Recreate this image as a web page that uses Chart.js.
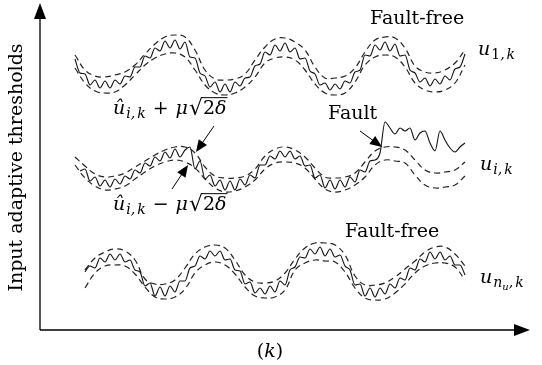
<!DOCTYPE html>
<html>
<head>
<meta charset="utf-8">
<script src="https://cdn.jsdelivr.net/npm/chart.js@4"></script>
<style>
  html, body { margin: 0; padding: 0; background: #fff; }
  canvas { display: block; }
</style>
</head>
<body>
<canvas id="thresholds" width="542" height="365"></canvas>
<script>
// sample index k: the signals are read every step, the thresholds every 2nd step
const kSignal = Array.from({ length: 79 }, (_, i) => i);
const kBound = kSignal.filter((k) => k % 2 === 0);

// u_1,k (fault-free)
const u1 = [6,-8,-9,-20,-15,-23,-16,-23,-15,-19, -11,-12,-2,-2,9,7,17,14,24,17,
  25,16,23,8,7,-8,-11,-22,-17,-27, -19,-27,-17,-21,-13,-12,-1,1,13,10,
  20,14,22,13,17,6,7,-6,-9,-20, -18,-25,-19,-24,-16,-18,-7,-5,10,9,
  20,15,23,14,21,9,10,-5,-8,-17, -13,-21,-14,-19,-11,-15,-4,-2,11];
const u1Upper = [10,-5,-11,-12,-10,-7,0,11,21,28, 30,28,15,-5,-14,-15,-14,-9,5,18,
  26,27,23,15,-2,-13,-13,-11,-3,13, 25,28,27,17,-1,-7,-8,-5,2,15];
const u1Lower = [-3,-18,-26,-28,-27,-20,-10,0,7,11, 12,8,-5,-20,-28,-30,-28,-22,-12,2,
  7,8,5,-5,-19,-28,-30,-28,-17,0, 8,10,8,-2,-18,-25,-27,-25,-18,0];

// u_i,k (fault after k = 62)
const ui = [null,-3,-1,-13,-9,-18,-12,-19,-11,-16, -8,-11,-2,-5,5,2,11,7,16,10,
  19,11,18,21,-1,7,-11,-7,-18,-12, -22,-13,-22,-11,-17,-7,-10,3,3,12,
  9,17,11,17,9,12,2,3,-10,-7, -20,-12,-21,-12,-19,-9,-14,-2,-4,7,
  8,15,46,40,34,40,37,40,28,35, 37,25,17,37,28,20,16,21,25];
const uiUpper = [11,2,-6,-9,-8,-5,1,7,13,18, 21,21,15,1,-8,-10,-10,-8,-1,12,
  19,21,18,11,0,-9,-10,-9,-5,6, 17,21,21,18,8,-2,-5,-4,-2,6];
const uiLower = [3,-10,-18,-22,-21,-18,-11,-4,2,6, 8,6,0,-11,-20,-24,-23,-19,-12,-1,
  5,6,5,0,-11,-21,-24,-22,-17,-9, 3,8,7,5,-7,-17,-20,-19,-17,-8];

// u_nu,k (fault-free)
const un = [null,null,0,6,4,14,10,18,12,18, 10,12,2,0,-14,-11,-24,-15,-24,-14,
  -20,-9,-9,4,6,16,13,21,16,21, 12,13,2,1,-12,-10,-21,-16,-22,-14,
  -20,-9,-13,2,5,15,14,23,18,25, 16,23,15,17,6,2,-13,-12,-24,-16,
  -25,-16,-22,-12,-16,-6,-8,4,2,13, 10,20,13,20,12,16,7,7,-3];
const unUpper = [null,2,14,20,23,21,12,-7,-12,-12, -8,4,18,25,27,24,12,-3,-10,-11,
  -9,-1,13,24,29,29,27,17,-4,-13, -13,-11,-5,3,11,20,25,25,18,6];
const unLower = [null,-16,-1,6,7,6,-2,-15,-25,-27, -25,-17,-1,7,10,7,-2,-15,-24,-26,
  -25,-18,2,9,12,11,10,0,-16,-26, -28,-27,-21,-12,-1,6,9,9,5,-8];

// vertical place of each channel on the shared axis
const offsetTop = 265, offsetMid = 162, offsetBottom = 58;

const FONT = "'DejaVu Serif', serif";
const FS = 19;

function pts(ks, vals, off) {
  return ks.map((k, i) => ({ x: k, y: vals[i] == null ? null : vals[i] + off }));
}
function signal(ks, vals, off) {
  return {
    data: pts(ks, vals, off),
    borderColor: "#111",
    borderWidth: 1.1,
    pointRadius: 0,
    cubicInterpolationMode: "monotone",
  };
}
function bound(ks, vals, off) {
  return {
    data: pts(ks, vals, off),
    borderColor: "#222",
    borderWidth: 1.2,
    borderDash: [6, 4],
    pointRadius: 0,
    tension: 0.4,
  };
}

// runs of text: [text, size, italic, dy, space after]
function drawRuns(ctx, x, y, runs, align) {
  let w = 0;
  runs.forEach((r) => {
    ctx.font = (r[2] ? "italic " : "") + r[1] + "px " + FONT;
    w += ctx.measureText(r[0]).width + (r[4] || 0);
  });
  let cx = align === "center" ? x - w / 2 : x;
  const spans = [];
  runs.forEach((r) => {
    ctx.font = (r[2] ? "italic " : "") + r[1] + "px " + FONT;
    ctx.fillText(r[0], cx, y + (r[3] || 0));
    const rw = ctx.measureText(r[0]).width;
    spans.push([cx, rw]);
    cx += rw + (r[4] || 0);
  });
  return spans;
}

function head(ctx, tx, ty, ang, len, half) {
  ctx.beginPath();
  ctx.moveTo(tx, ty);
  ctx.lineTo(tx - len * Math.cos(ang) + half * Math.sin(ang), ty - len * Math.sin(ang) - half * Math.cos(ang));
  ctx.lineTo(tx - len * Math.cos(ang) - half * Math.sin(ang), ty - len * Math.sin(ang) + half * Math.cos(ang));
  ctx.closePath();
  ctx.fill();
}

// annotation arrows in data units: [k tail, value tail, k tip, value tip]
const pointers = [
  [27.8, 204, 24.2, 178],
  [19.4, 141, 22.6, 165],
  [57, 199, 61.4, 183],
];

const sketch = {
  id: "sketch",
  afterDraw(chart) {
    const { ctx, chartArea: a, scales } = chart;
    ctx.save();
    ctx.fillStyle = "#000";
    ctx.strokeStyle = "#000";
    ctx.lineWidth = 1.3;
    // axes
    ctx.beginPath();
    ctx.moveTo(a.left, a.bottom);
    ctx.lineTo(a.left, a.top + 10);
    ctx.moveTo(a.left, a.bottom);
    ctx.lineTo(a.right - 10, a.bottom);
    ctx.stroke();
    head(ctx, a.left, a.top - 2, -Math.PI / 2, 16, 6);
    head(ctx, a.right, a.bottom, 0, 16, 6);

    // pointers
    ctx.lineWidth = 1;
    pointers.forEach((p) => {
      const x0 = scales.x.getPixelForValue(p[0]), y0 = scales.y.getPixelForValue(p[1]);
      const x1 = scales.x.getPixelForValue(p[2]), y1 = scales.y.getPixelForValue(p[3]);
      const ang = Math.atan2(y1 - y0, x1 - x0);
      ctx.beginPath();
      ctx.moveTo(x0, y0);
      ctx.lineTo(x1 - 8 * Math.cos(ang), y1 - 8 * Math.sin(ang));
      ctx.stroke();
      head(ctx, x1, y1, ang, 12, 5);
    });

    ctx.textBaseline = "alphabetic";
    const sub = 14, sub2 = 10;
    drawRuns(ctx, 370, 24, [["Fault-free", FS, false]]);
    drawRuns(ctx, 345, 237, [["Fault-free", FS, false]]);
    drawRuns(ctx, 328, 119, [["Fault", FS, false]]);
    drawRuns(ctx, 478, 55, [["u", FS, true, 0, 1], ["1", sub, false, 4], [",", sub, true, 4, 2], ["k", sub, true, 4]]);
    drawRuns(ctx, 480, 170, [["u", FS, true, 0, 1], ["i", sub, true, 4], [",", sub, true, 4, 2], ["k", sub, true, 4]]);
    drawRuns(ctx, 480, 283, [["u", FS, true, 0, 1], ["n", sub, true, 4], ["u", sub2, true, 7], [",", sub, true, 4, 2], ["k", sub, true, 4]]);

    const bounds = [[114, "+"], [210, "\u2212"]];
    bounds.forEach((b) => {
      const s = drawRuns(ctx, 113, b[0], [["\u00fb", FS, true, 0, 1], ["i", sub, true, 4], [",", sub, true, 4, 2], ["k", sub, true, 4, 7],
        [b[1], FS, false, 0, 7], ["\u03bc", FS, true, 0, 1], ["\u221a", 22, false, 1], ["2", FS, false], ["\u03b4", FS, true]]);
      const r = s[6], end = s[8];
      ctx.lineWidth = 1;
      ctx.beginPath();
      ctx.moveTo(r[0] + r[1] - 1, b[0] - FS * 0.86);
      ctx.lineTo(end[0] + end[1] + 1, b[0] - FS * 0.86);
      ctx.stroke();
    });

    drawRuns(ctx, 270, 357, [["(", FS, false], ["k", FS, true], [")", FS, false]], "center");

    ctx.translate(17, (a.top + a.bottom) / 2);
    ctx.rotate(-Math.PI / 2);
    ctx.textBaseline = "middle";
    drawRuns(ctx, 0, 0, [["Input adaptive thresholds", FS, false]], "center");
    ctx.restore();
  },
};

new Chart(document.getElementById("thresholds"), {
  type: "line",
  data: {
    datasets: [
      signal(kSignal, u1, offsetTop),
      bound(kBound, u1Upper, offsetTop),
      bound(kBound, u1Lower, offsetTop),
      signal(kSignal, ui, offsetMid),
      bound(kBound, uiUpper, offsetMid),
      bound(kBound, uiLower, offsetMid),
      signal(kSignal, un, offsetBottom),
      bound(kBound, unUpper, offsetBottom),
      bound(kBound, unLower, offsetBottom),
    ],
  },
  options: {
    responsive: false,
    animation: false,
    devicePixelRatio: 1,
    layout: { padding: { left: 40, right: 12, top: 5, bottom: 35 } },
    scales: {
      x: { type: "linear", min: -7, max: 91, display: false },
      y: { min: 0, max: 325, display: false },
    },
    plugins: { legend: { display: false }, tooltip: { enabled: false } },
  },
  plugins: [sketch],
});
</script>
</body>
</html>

○ ○ ○ ○ ○

* Problem requirements
Restate only the lines running from the start of the material above through the line containing "const kBound = kSignal.filter((k)", ends included. No pictures.

* Solution for this problem
Recreate this image as a web page that uses Chart.js.
<!DOCTYPE html>
<html>
<head>
<meta charset="utf-8">
<script src="https://cdn.jsdelivr.net/npm/chart.js@4"></script>
<style>
  html, body { margin: 0; padding: 0; background: #fff; }
  canvas { display: block; }
</style>
</head>
<body>
<canvas id="thresholds" width="542" height="365"></canvas>
<script>
// sample index k: the signals are read every step, the thresholds every 2nd step
const kSignal = Array.from({ length: 79 }, (_, i) => i);
const kBound = kSignal.filter((k) => k % 2 === 0);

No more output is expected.